Only 10 days since Khomeini's triumphant return to Iran from exile in Paris, the army has returned to barracks and given up the fight to defend the old regime.

Prime Minister Shahpour Bakhtiar, brought in by the Shah only last month in an effort to win back popular support, has resigned and disappeared.

Iran radio is reporting rumours he has committed suicide after his home in North Tehran was attacked and burned down.

Abandoned tanks

Civilian demonstators have again been on the streets today, seizing control of police and fire stations, forcing the officers to flee and arming themselves with the weapons they found inside.

Khomeini set the country on a collision course five days ago when he established a provisional government under Mehdi Bazargan and called on people to demonstrate their support for an Islamic regime.

Ten people died in a battle for one police station today. In total the death toll is now put at 200 with 700 injured.

Demonstrators have taken control of the airport and radio and television station, where staff who had been on strike in support of the Ayatollah returned immediately and began broadcasting news about the takeover of the country.

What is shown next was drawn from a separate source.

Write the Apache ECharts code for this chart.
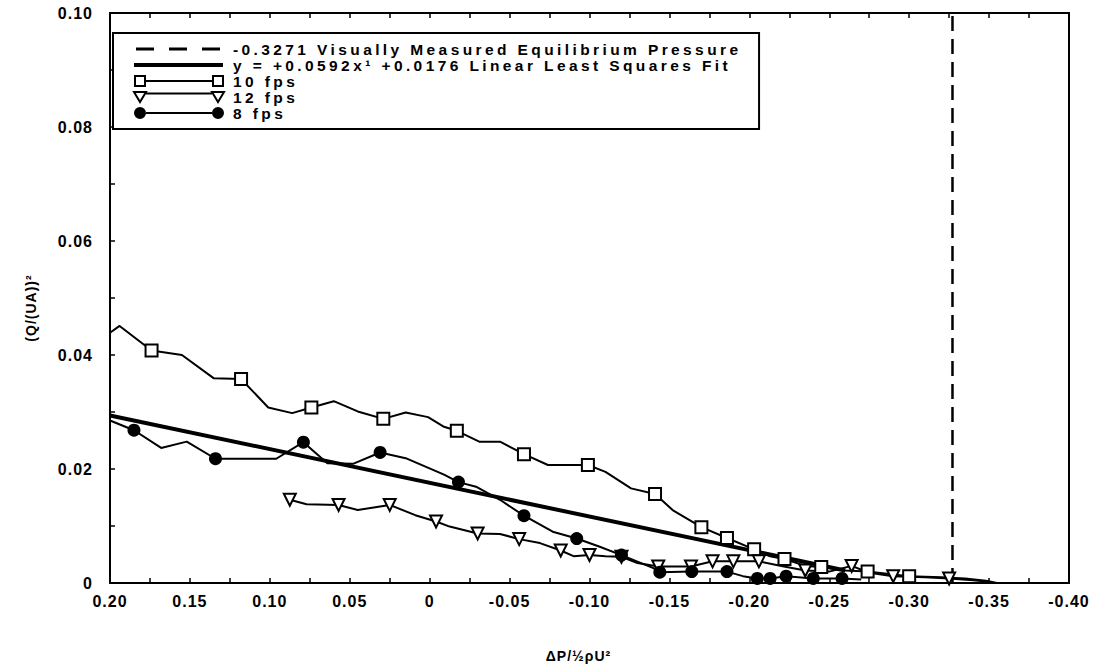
<!DOCTYPE html>
<html>
<head>
<meta charset="utf-8">
<script src="https://cdn.jsdelivr.net/npm/echarts@6/dist/echarts.min.js"></script>
<style>
html, body { margin: 0; background: #fff; }
#chart { width: 1094px; height: 671px; }
/* the old plotting package spaces its letters out */
#chart text { letter-spacing: 1px; }
#chart text[style*="15.5px"] { letter-spacing: 3.4px; }
</style>
</head>
<body>
<div id="chart"></div>
<script>
// 10 fps run (squares every few points)
var fps10X = [0.200, 0.194, 0.174, 0.155, 0.135, 0.118, 0.101, 0.086, 0.074, 0.060, 0.045, 0.029, 0.015, 0.001,
    -0.009, -0.017, -0.031, -0.044, -0.059, -0.074, -0.099, -0.110, -0.126, -0.141, -0.152, -0.170, -0.186,
    -0.203, -0.213, -0.222, -0.235, -0.245, -0.260, -0.274, -0.290, -0.300, -0.320, -0.335, -0.348, -0.355];
var fps10Y = [0.0439, 0.0451, 0.0408, 0.0400, 0.0359, 0.0358, 0.0308, 0.0298, 0.0308, 0.0319, 0.0301, 0.0288, 0.0299, 0.0291,
    0.0274, 0.0267, 0.0248, 0.0248, 0.0226, 0.0207, 0.0207, 0.0195, 0.0166, 0.0156, 0.0128, 0.0098, 0.0079,
    0.0059, 0.0047, 0.0042, 0.0030, 0.0028, 0.0022, 0.0020, 0.0015, 0.0012, 0.0010, 0.0008, 0.0004, 0.0000];
var fps10Marks = [2, 5, 8, 11, 15, 18, 20, 23, 25, 26, 27, 29, 31, 33, 35];

// 12 fps run (down triangles)
var fps12X = [0.0875, 0.077, 0.057, 0.045, 0.025, 0.009, -0.004, -0.0125, -0.030, -0.044, -0.056, -0.069, -0.082,
    -0.090, -0.100, -0.110, -0.120, -0.130, -0.143, -0.1635, -0.177, -0.190, -0.206, -0.220, -0.235, -0.250,
    -0.264, -0.275, -0.290, -0.310, -0.325, -0.340, -0.350];
var fps12Y = [0.0146, 0.0138, 0.0137, 0.0128, 0.0137, 0.0119, 0.0108, 0.0099, 0.0087, 0.0086, 0.0077, 0.0070, 0.0057,
    0.0047, 0.0049, 0.0047, 0.0046, 0.0035, 0.0029, 0.0029, 0.0038, 0.0038, 0.0038, 0.0030, 0.0022, 0.0020,
    0.0030, 0.0018, 0.0012, 0.0010, 0.0008, 0.0005, 0.0002];
var fps12Marks = [0, 2, 4, 6, 8, 10, 12, 14, 16, 18, 19, 20, 21, 22, 24, 26, 28, 30];

// 8 fps run (filled circles)
var fps8X = [0.200, 0.185, 0.168, 0.152, 0.134, 0.096, 0.079, 0.064, 0.048, 0.031, 0.015, -0.009, -0.018, -0.029,
    -0.044, -0.059, -0.077, -0.092, -0.106, -0.120, -0.140, -0.144, -0.164, -0.186, -0.196, -0.205, -0.213,
    -0.223, -0.240, -0.258, -0.270];
var fps8Y = [0.0285, 0.0268, 0.0237, 0.0248, 0.0218, 0.0218, 0.0247, 0.0210, 0.0209, 0.0229, 0.0219, 0.0190, 0.0177, 0.0169,
    0.0146, 0.0118, 0.0090, 0.0078, 0.0064, 0.0049, 0.0026, 0.0019, 0.0020, 0.0020, 0.0012, 0.0008, 0.0008,
    0.0012, 0.0008, 0.0008, 0.0006];
var fps8Marks = [1, 4, 6, 9, 12, 15, 17, 19, 21, 22, 23, 25, 26, 27, 28, 29];

// least squares fit line, end points
var fitX = [0.20, -0.26];
var fitY = [0.0294, 0.0022];

// visually measured equilibrium pressure
var equilibriumX = -0.3271;

var names = {
    eq: '-0.3271 Visually Measured Equilibrium Pressure',
    fit: 'y = +0.0592x\u00b9 +0.0176 Linear Least Squares Fit',
    f10: '10 fps',
    f12: '12 fps',
    f8: '8 fps'
};

function pairs(xs, ys) {
    return xs.map(function (x, i) { return [x, ys[i]]; });
}
function markSize(marks, size) {
    return function (val, params) {
        return marks.indexOf(params.dataIndex) >= 0 ? size : 0;
    };
}

var font = 'Liberation Sans';
var anchor = 'M0,0L0,0M94,14L94,14';
var chart = echarts.init(document.getElementById('chart'), null, { renderer: 'svg' });
chart.setOption({
    animation: false,
    backgroundColor: '#fff',
    grid: { left: 110, right: 25, top: 13, bottom: 88 },
    legend: {
        orient: 'vertical',
        left: 113,
        top: 33,
        selectedMode: false,
        itemWidth: 94,
        itemHeight: 14,
        itemGap: 0,
        symbolKeepAspect: false,
        padding: [8, 174, 8, 20],
        borderColor: '#000',
        borderWidth: 2,
        backgroundColor: '#fff',
        formatter: function (n) { return names[n]; },
        textStyle: { fontFamily: font, fontWeight: 'bold', fontSize: 15.5, lineHeight: 14, color: '#000' },
        data: [
            { name: 'eq', icon: 'path://' + anchor + 'M2,5.5h18v3h-18zM35,5.5h18v3h-18zM68,5.5h18v3h-18z',
              itemStyle: { color: '#000', borderWidth: 0 } },
            { name: 'fit', icon: 'path://' + anchor + 'M0,5h89v4h-89z',
              itemStyle: { color: '#000', borderWidth: 0 } },
            { name: 'f10', icon: 'path://' + anchor + 'M1,2h10v10h-10zM11,7L79,7M79,2h10v10h-10z',
              itemStyle: { color: '#fff', borderColor: '#000', borderWidth: 2 } },
            { name: 'f12', icon: 'path://' + anchor + 'M0,2h12l-6,10zM12,3.5L78,3.5M78,2h12l-6,10z',
              itemStyle: { color: '#fff', borderColor: '#000', borderWidth: 2 } },
            { name: 'f8', icon: 'path://' + anchor + 'M0,7a6,6 0 1,0 12,0a6,6 0 1,0 -12,0zM12,6h66v2h-66zM78,7a6,6 0 1,0 12,0a6,6 0 1,0 -12,0z',
              itemStyle: { color: '#000', borderWidth: 0 } }
        ]
    },
    xAxis: [{
        type: 'value',
        min: -0.40,
        max: 0.20,
        interval: 0.05,
        inverse: true,
        name: 'ΔP/½ρU\u00b2',
        nameLocation: 'middle',
        nameGap: 66,
        nameTextStyle: { fontFamily: font, fontWeight: 'bold', fontSize: 14, color: '#000', padding: [0, 22, 0, 0] },
        axisLine: { show: true, onZero: false, lineStyle: { color: '#000', width: 2 } },
        axisTick: { show: true, inside: true, length: 5, lineStyle: { color: '#000', width: 1.5 } },
        minorTick: { show: true, splitNumber: 2, length: 5, lineStyle: { color: '#000', width: 1.5 } },
        splitLine: { show: false },
        axisLabel: {
            fontFamily: font, fontWeight: 'bold', fontSize: 16, color: '#000', margin: 10,
            formatter: function (v) { return Math.abs(v) < 1e-9 ? '0' : v.toFixed(2); }
        }
    }, {
        type: 'value',
        position: 'top',
        min: -0.40,
        max: 0.20,
        interval: 0.05,
        inverse: true,
        axisLine: { show: true, onZero: false, lineStyle: { color: '#000', width: 2 } },
        axisTick: { show: true, inside: true, length: 5, lineStyle: { color: '#000', width: 1.5 } },
        minorTick: { show: true, splitNumber: 2, length: 5, lineStyle: { color: '#000', width: 1.5 } },
        splitLine: { show: false },
        axisLabel: { show: false }
    }],
    yAxis: [{
        type: 'value',
        min: 0,
        max: 0.10,
        interval: 0.02,
        name: '(Q/(UA))\u00b2',
        nameLocation: 'middle',
        nameGap: 72,
        nameTextStyle: { fontFamily: font, fontWeight: 'bold', fontSize: 14, color: '#000', padding: [0, 20, 0, 0] },
        axisLine: { show: true, onZero: false, lineStyle: { color: '#000', width: 2 } },
        axisTick: { show: true, inside: true, length: 5, lineStyle: { color: '#000', width: 1.5 } },
        minorTick: { show: true, splitNumber: 2, length: 5, lineStyle: { color: '#000', width: 1.5 } },
        splitLine: { show: false },
        axisLabel: {
            fontFamily: font, fontWeight: 'bold', fontSize: 16, color: '#000', margin: 17,
            formatter: function (v) { return v === 0 ? '0' : v.toFixed(2); }
        }
    }, {
        type: 'value',
        position: 'right',
        min: 0,
        max: 0.10,
        interval: 0.02,
        axisLine: { show: true, onZero: false, lineStyle: { color: '#000', width: 2 } },
        axisTick: { show: false },
        splitLine: { show: false },
        axisLabel: { show: false }
    }],
    series: [{
        name: 'eq',
        type: 'line',
        data: [[equilibriumX, 0], [equilibriumX, 0.10]],
        symbol: 'none',
        lineStyle: { color: '#000', width: 2.5, type: [15, 8] },
        itemStyle: { color: '#000' }
    }, {
        name: 'fit',
        type: 'line',
        data: pairs(fitX, fitY),
        symbol: 'none',
        lineStyle: { color: '#000', width: 4 },
        itemStyle: { color: '#000' }
    }, {
        name: 'f10',
        type: 'line',
        data: pairs(fps10X, fps10Y),
        symbol: 'rect',
        symbolSize: markSize(fps10Marks, 12),
        showAllSymbol: true,
        lineStyle: { color: '#000', width: 2 },
        itemStyle: { color: '#fff', borderColor: '#000', borderWidth: 2 }
    }, {
        name: 'f12',
        type: 'line',
        data: pairs(fps12X, fps12Y),
        symbol: 'triangle',
        symbolRotate: 180,
        symbolSize: markSize(fps12Marks, 12),
        showAllSymbol: true,
        lineStyle: { color: '#000', width: 2 },
        itemStyle: { color: '#fff', borderColor: '#000', borderWidth: 2 }
    }, {
        name: 'f8',
        type: 'line',
        data: pairs(fps8X, fps8Y),
        symbol: 'circle',
        symbolSize: markSize(fps8Marks, 13),
        showAllSymbol: true,
        lineStyle: { color: '#000', width: 2 },
        itemStyle: { color: '#000', borderWidth: 0 }
    }]
});
</script>
</body>
</html>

Elsewhere protesters have set fire to barricades across the streets, even in the heart of the main shopping and business districts of the city.

Abandoned tanks have been left behind after soldiers previously loyal to the Shah have switched allegiances.

Foreign embassies have been raided for their weapons.

The only remaining resistance came from soldiers of the elite Imperial Guard, who were defending their headquarters in the north of the city at Lavizan and at two royal palaces.

An announcement on television said the three bases had been surrounded by revolutionary forces and negotiations were under way for their surrender.

Although there was no official announcement from Dr Bakhtiar of his resignation, the news has been repeatedly broadcast by the media.

There had been rumours of a possible military coup. But a meeting of senior generals this afternoon acknowledged this would split the army and cause serious bloodshed.

They put out a statement at 1400 local time ordering troops to return to their garrisons in order to prevent further bloodshed and anarchy.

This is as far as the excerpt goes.